Clement's, Ignatius', and Polycarp's View

I absolutely agree with you and think you are on ground which will hold up even under critical hammering when you say that in these writers in particular "we find a 'non-metaphorical' portrayal of the deity and resurrection of Jesus".

Clement's, Ignatius', and Polycarp's Knowledge of the Meaning of the Gospel

I imagine you may get some argument about whether these and other early Christian writers "must have known whether the NT writers intended these things 'metaphorically' or 'factually'", and particularly about the possibility that they may have actualy known any of the apostles or any of the Gospel writers. You don't have that direct testimony from these authors (though this does not rule it out), and more sceptical scholars usually try to discredit the testimonies of Irenaeus, Eusebius and later writers. For instance, most critical scholars reject (wrongly, in my opinion) Irenaeus' statement that Polycarp was a disciple of (or knew at all) John the Apostle.

Also, I noticed you said that there was evidence that Ignatius too had been a disciple of John. Did this come from the Catholic Encyclopedia? I see that the CE article cites no source for this opinion, and I think few scholars today would buy it.
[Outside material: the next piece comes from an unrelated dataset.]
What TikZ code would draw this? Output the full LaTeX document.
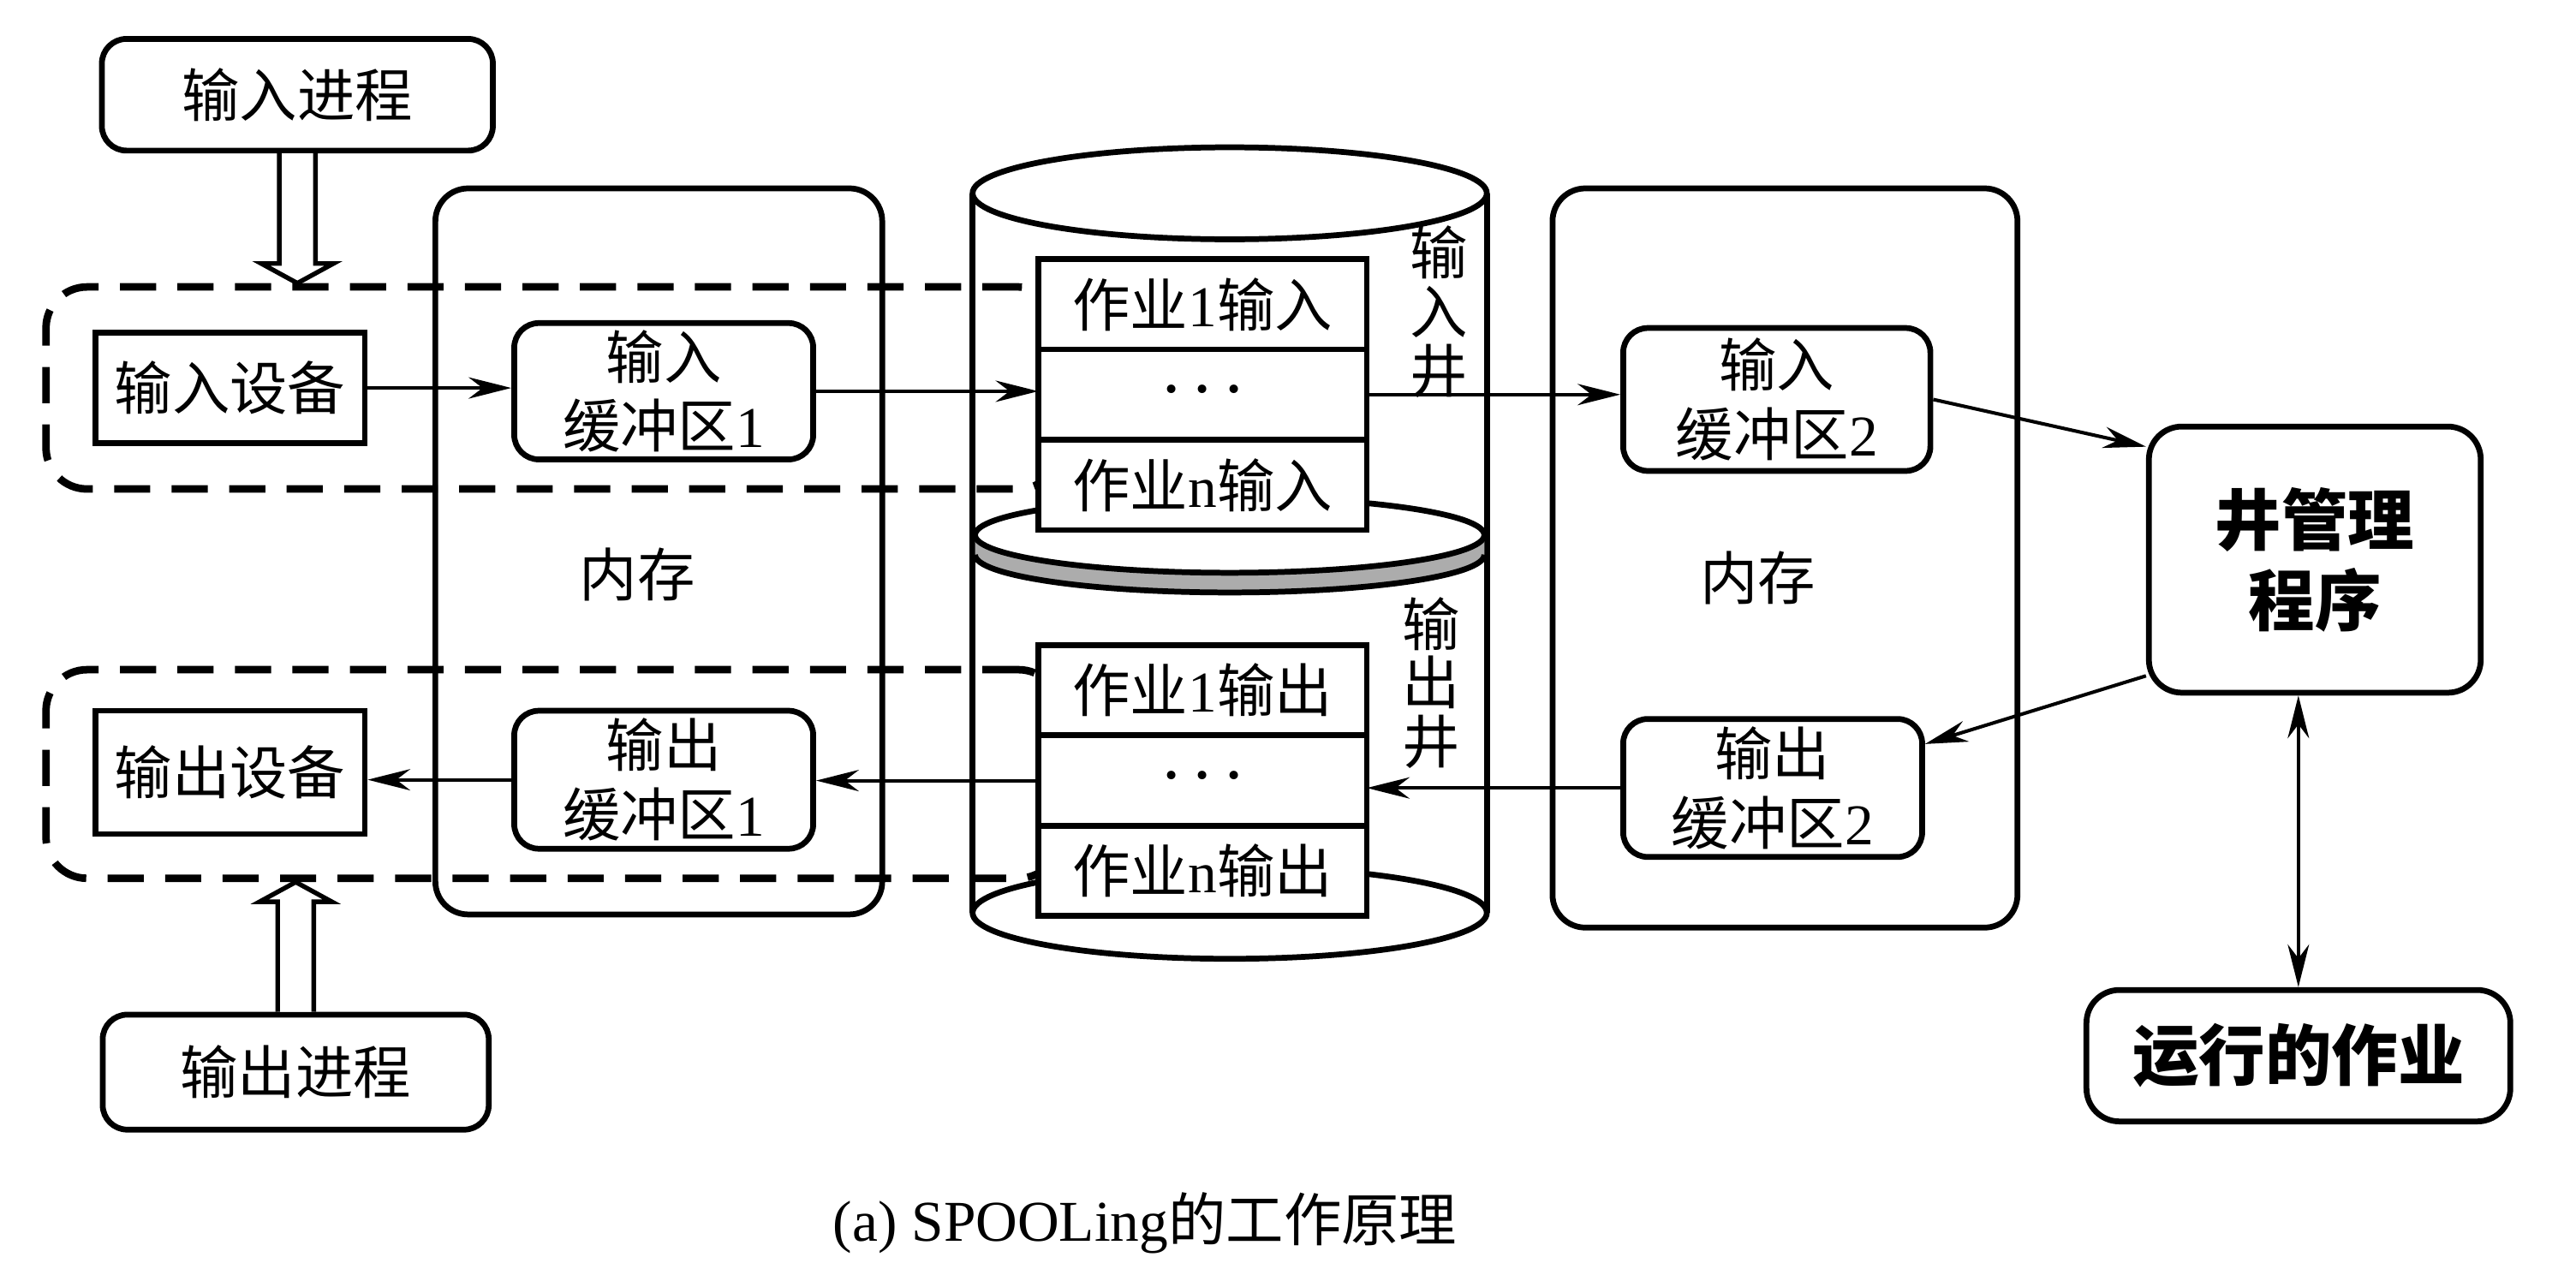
\documentclass[tikz,border=0pt]{standalone}
\usepackage{fontspec}
\setmainfont{Liberation Serif}
\newfontfamily\cjk{Noto Sans CJK SC}
\usetikzlibrary{arrows.meta}
\usetikzlibrary{positioning}
\usetikzlibrary{calc}

\newcommand{\slotdots}{{\scriptsize\textbullet\kern-1.6pt\textbullet\kern-1.6pt\textbullet}}

\begin{document}
\begin{tikzpicture}
  \tikzset{box/.style = {draw, line width=1pt, rounded corners=1.5mm, fill=white, align=center, inner sep=0pt, font=\cjk}}
  \tikzset{dev/.style = {box, sharp corners}}
  \tikzset{mem/.style = {draw, line width=1pt, rounded corners=2mm, inner sep=0pt}}
  \tikzset{area/.style = {draw, line width=1.3pt, dash pattern=on 2.2mm off 1.3mm, rounded corners=2.5mm, inner sep=0pt}}
  \tikzset{slot/.style = {draw, line width=1pt, fill=white, minimum width=2cm, minimum height=0.55cm, outer sep=0pt, inner sep=0pt, font=\cjk}}
  \tikzset{line/.style = {draw, ->, >={Stealth[length=2.6mm, width=1.3mm]}, line width=0.6pt}}
  \tikzset{hollow/.style = {draw, line width=0.8pt, fill=white}}
  \tikzset{disk/.style = {line width=1pt}}

  \useasboundingbox (0,0) rectangle (15.68,7.757);

  %%%%%%%%%%%% memory

  \node[mem, minimum width=2.72cm, minimum height=4.42cm] (memL) at (4.01,4.40) {};
  \node[font=\cjk] (memLtxt) at (3.88,4.26) {内存};
  \node[mem, minimum width=2.83cm, minimum height=4.50cm] (memR) at (10.865,4.36) {};
  \node[font=\cjk] (memRtxt) at (10.70,4.24) {内存};

  %%%%%%%%%%%% well (cylinder)

  \draw[disk] (7.485,6.58) ellipse (1.565 and 0.28);
  \draw[disk] (5.92,6.58) -- (5.92,2.20) (9.05,6.58) -- (9.05,2.20);
  \draw[disk] (7.485,2.20) ellipse (1.565 and 0.28);
  \fill[gray!65] (5.935,4.50) arc[start angle=180, end angle=360,
  x radius=1.55, y radius=0.23] -- (9.035,4.38) arc[start angle=0, end angle=-180, x radius=1.55,
  y radius=0.23] -- cycle;
  \draw[disk] (7.485,4.50) ellipse (1.55 and 0.23);
  \draw[disk] (5.935,4.38) arc[start angle=180, end angle=360, x radius=1.55, y radius=0.23];

  \node[align=center, font=\cjk\fontsize{10}{10.2}\selectfont] (inwell) at (8.76,5.86) {输\\入\\井};
  \node[align=center, font=\cjk\fontsize{10}{10.2}\selectfont] (outwell) at (8.71,3.60) {输\\出\\井};

  %%%%%%%%%%%% dashed areas

  \node[area, minimum width=6.17cm, minimum height=1.23cm] (inarea) at (3.365,5.395) {};
  \node[area, minimum width=6.17cm, minimum height=1.27cm] (outarea) at (3.365,3.045) {};

  %%%%%%%%%%%% processes and devices

  \node[box, minimum width=2.38cm, minimum height=0.68cm] (inproc) at (1.81,7.18) {输入进程};
  \node[box, minimum width=2.35cm, minimum height=0.70cm] (outproc) at (1.80,1.23) {输出进程};
  \node[dev, minimum width=1.64cm, minimum height=0.67cm] (indev) at (1.40,5.395) {输入设备};
  \node[dev, minimum width=1.64cm, minimum height=0.75cm] (outdev) at (1.40,3.055) {输出设备};

  \node[box, minimum width=1.82cm, minimum height=0.83cm] (inbuf1) at (4.04,5.375) {输入\\缓冲区\textrm{1}};
  \node[box, minimum width=1.82cm, minimum height=0.84cm] (outbuf1) at (4.04,3.01) {输出\\缓冲区\textrm{1}};
  \node[box, minimum width=1.87cm, minimum height=0.87cm] (inbuf2) at (10.815,5.325) {输入\\缓冲区\textrm{2}};
  \node[box, minimum width=1.82cm, minimum height=0.84cm] (outbuf2) at (10.79,2.96) {输出\\缓冲区\textrm{2}};

  \node[box, rounded corners=2mm, minimum width=2.02cm, minimum height=1.62cm,
  font=\cjk\bfseries\fontsize{11.5}{14}\selectfont] (wellmgr) at (14.09,4.35) {井管理\\程序};
  \node[box, rounded corners=2mm, minimum width=2.58cm, minimum height=0.80cm,
  font=\cjk\bfseries\fontsize{11.5}{14}\selectfont] (runjob) at (13.99,1.33) {运行的作业};

  %%%%%%%%%%%% job slots

  \node[slot] (injob1) at (7.32,5.905) {作业\textrm{1}输入};
  \node[slot, below=0pt of injob1] (injob2) {\slotdots};
  \node[slot, below=0pt of injob2] (injobn) {作业\textrm{n}输入};

  \node[slot] (outjob1) at (7.32,3.555) {作业\textrm{1}输出};
  \node[slot, below=0pt of outjob1] (outjob2) {\slotdots};
  \node[slot, below=0pt of outjob2] (outjobn) {作业\textrm{n}输出};

  %%%%%%%%%%%% hollow arrows

  \draw[hollow] let \p1=(inproc.south), \p2=(inarea.north) in
  (\x1-1.1mm,\y1) -- (\x1-1.1mm,\y2+1.2mm) -- (\x1-2.2mm,\y2+1.2mm) -- (\x1,\y2)
  -- (\x1+2.2mm,\y2+1.2mm) -- (\x1+1.1mm,\y2+1.2mm) -- (\x1+1.1mm,\y1);
  \draw[hollow] let \p1=(outproc.north), \p2=(outarea.south) in
  (\x1-1.1mm,\y1) -- (\x1-1.1mm,\y2-1.2mm) -- (\x1-2.2mm,\y2-1.2mm) -- (\x1,\y2)
  -- (\x1+2.2mm,\y2-1.2mm) -- (\x1+1.1mm,\y2-1.2mm) -- (\x1+1.1mm,\y1);

  %%%%%%%%%%%% flows

  \path[line] (indev.east) -- (indev.east -| inbuf1.west);
  \path[line] (inbuf1.east) -- (inbuf1.east -| injob2.west);
  \path[line] (injob2.east) -- (injob2.east -| inbuf2.west);
  \path[line] (inbuf2.east) -- ([yshift=-1.4mm]wellmgr.north west);
  \path[line] ([yshift=1.2mm]wellmgr.south west) -- ([yshift=-1.7mm]outbuf2.north east);
  \path[line] (outbuf2.west) -- (outbuf2.west -| outjob2.east);
  \path[line] (outjob2.west) -- (outjob2.west -| outbuf1.east);
  \path[line] (outbuf1.west) -- (outbuf1.west -| outdev.east);
  \path[line, <->] (runjob.north |- wellmgr.south) -- (runjob.north);

  \node (caption) at (6.97,0.31) {(a) SPOOLing{\cjk 的工作原理}};

\end{tikzpicture}
\end{document}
I think you are right in pointing out the temporal overlaps, however, between these early writers and the authors of the Gospels. If Spong, et al., won't accept that Clement might have known Paul, Peter, and the author of Mark's Gospel, they cannot dispute that, under their dating scheme, Clement was a younger contemporary (by the way, on Clement's living not long after the apostles, see 1 Clem. 5.1-4). In other words, while you might want to be tentative in pressing any assertions of actual personal contact between any of the Apostolic Fathers and any of the NT authors or Apostles, you can certainly argue, as you have, that these people for a number of reasons are in an excellent and unique position to know about and to share the metaphysical assumptions of the Evangelists.

General Approach of This Article

I think your approach and overall argument is solid and powerful. On Papias, you might be interested in an article of mine just published in the Journal of Theological Studies, n.s. 49 (1998) 582-629. It argues that Papias' lost testimony about the Gospels of John and Luke is largely recoverable in Eusebius.

On "Literalization"

.. You do a great job of demonstrating the desparate fallacies of Spong's argument.